I am now back home and, following a period of recovery (as prophesized in my last post, minus the whale music), I have a chance to recount the tale of my last day in Burgundy and the dash home. I have also had a chance to think about the broader picture re this vintage: where lie the strengths; what spread of wines I could think of offering; whether any wine will sell at all.

I rose early. Mercifully, I had slept pretty well, partially assisted by an infusion of wine at a tasting the night before. We had convened in a fabulous new cellar bar owned by a young German wine maker, the ancient, vaulted, brick ceilings arching low over our heads and lending a pleasant warmth to proceedings as we tasted and then chewed slivers of extremely fine saucisson sec. If you find yourself thirsty and at a loose end in Beaune, this is a great place to visit.

From there, we made a short hop to La Régalade. This is something of an institution in Beaune or, rather, just outside it, since it lies half a mile from town on the Dijon road. Portions are medieval and the food is regional, simple and gives up maximum flavour. Pack an empty stomach and a reasonably fat wallet.

I rose with the dawn on Friday, shotgunned some honey and yoghurt and a diminutive croissant, gulped down a cup of coffee and headed out onto the péage.

A clear sky was lightening in the east with the incipient day. Above me, a vast moon, a day from the full, hung pregnantly. It wasn't until I was back in England, rotating my way westward along the M25, that a Radio Four item about the moon caught my attention. In its eliptical orbit, the moon occasionally comes significantly closer to Earth than the norm and the full moon just gone, I was told, was such and would have appeared 14% larger in the sky. I heard this news and I remembered my Burgundy morning and the obese orb the colour of clotted cream that greeted the new day.

I determined to drive up the hills north-east Burgundy and stop at the top to snap off a few pictures, but it wasn't to be. At the top of the slope, the fog came down like fire extinguisher foam and stayed with me until I was well past Chablis.
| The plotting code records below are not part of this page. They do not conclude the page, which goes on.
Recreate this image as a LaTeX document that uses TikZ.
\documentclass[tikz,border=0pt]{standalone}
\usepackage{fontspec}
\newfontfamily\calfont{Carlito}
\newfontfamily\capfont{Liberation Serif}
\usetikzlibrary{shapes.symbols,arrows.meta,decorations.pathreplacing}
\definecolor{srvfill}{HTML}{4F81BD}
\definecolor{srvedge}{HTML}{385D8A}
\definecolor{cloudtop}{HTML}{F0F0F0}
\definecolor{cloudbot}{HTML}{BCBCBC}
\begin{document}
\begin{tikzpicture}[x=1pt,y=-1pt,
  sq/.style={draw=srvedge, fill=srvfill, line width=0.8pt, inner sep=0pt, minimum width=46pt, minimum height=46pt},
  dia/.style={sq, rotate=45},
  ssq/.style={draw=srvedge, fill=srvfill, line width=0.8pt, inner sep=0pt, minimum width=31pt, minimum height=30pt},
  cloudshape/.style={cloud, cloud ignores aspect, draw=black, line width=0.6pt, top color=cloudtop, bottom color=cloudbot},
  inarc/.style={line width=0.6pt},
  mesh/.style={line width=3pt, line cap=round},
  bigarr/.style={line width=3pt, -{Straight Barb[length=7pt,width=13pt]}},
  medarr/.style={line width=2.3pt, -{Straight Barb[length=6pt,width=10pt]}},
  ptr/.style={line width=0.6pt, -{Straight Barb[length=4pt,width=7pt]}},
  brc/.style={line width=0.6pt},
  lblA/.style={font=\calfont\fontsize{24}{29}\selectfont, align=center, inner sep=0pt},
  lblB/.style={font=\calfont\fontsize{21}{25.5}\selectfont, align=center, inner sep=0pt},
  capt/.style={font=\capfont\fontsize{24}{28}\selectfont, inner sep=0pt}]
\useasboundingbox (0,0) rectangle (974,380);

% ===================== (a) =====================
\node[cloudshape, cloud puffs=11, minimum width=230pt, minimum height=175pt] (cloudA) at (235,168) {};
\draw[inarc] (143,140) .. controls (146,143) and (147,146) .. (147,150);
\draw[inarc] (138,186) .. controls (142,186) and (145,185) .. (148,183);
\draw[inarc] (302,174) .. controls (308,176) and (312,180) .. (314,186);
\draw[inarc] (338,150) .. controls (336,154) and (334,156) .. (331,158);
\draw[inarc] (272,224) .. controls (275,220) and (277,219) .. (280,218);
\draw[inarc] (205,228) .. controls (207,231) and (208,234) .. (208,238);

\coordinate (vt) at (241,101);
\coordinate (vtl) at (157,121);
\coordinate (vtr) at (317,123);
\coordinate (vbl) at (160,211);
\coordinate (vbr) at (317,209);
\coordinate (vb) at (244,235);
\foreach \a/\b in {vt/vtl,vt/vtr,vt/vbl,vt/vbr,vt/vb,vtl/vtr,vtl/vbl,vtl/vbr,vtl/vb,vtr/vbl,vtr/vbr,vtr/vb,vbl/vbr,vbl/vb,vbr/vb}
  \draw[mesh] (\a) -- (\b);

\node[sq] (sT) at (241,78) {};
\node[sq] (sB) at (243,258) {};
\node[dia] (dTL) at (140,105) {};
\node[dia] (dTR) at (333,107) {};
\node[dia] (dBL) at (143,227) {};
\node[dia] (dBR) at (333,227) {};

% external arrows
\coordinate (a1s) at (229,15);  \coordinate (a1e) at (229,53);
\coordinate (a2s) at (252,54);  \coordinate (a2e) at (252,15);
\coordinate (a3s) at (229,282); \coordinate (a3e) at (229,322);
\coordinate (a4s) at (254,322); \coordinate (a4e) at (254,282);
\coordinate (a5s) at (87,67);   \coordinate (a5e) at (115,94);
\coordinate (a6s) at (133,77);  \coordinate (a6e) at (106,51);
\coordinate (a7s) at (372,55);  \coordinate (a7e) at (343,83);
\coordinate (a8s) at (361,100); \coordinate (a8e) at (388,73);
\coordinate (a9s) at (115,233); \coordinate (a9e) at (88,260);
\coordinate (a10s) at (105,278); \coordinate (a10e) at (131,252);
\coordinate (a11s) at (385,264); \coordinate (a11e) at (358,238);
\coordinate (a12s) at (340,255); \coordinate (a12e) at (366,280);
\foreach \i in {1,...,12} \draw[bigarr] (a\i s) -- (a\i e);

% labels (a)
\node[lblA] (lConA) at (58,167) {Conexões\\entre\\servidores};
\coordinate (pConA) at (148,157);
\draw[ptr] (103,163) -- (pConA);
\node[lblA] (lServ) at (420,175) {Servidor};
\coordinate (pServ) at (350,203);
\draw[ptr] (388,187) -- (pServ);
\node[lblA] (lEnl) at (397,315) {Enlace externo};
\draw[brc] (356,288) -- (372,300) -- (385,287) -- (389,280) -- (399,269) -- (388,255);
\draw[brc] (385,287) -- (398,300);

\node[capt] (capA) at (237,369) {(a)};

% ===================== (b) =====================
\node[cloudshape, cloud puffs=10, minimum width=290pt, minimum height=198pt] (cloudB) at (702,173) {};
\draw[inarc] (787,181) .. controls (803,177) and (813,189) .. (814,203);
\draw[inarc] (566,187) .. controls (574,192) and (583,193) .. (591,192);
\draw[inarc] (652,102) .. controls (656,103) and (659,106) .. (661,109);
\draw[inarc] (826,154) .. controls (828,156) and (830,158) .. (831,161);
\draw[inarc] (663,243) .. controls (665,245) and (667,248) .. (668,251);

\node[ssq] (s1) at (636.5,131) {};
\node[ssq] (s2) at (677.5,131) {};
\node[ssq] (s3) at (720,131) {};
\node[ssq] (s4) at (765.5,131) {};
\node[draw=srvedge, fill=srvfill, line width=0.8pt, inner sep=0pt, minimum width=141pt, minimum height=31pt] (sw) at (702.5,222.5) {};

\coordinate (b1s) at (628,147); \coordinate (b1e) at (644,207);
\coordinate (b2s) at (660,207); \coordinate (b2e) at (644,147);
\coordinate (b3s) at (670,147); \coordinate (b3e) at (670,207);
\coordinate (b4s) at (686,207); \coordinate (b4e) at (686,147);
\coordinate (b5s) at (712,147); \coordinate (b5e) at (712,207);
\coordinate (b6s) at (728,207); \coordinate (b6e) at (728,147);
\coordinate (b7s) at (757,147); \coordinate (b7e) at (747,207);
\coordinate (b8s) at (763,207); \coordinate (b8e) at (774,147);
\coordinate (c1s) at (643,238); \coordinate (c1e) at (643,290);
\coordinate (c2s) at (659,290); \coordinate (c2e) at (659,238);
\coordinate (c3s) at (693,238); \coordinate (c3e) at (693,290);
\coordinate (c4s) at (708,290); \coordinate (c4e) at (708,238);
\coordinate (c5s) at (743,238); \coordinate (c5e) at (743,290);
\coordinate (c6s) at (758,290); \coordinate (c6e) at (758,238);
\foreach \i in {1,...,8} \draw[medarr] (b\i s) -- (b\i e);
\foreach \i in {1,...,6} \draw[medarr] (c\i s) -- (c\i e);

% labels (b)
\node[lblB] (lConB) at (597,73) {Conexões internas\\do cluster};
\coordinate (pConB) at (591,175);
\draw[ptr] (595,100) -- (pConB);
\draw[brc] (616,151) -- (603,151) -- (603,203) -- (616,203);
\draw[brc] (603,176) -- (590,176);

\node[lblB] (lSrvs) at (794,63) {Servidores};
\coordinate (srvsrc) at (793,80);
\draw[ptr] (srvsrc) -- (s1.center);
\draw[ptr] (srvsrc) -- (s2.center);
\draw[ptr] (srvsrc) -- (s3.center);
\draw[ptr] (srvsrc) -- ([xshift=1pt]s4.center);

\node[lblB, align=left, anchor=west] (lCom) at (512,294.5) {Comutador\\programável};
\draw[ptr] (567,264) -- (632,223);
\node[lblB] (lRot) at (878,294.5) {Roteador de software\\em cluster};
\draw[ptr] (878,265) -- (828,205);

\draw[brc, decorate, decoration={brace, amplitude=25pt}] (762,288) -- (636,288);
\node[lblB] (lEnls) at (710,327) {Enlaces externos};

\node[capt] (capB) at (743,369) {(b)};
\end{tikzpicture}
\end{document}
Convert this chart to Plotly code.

I had two appointments in Chablis - Jean-Paul & Benoît Droin and Vincent Dampt - and both were superb. One can forget the power of good Chablis to tattoo crystalline terroir onto one's palate and the 2007s are a return to the classical textbook, cool, concentrated and choc-full of minerals.

After our last tasting sample at Dampt, Vincent went to the wine fridge and pulled out an old-looking bottle: a 1985 Chablis 1er Cru Cote de Lechet, made by his grandfather. It was young! The aromas were nutty and so evidently those of age, but 23 years?! Amazing stuff.

The drive home was monotonous and I was flagging by the time I arrived at the Channel Tunnel terminal in Calais. A cappucino; a sandwich; The Daily Telegraph crossword. So refuelled, I boarded the train for Blighty.

So what of this vintage? Is it worth buying? I do wonder whether this year may turn out to be one of those proverbially known as a "merchants' vintage". These come along every now and then. They are years largely ignored by consumers, but lapped up by merchants only too pleased to fill their cellars with fine quality, reasonably priced wine.

The best reds are far from fragile. Rather, they are elegant, subtle and pure. They lack nothing whatsoever. What they do offer is an extraordinary clarity of terroir expression, supreme balance and delicious Pinot fruit.

The whites have that same terroir, same stamp of place. In that respect they are like the 2004s, yet the '07s have more fruit, more canvas onto which the terroir has been painted.

The best of these wines will keep into the short-medium to long-medium term and hurray, I say, as I cannot wait to open some of these in their maturity.

Overall, I was amazed. And I was not the only one. Untold vignerons to whom I talked couldn't believe how quickly the fruit had ripened - essentially in two weeks at the end of August/beginning of September. Even after alcoholic fermentation, there were worries. But then, like a rabbit from a top hat, something really charming unexpectedly appeared.

2007 in Burgundy is a great success and I intend to put some of these stylish wine into my own cellar pronto.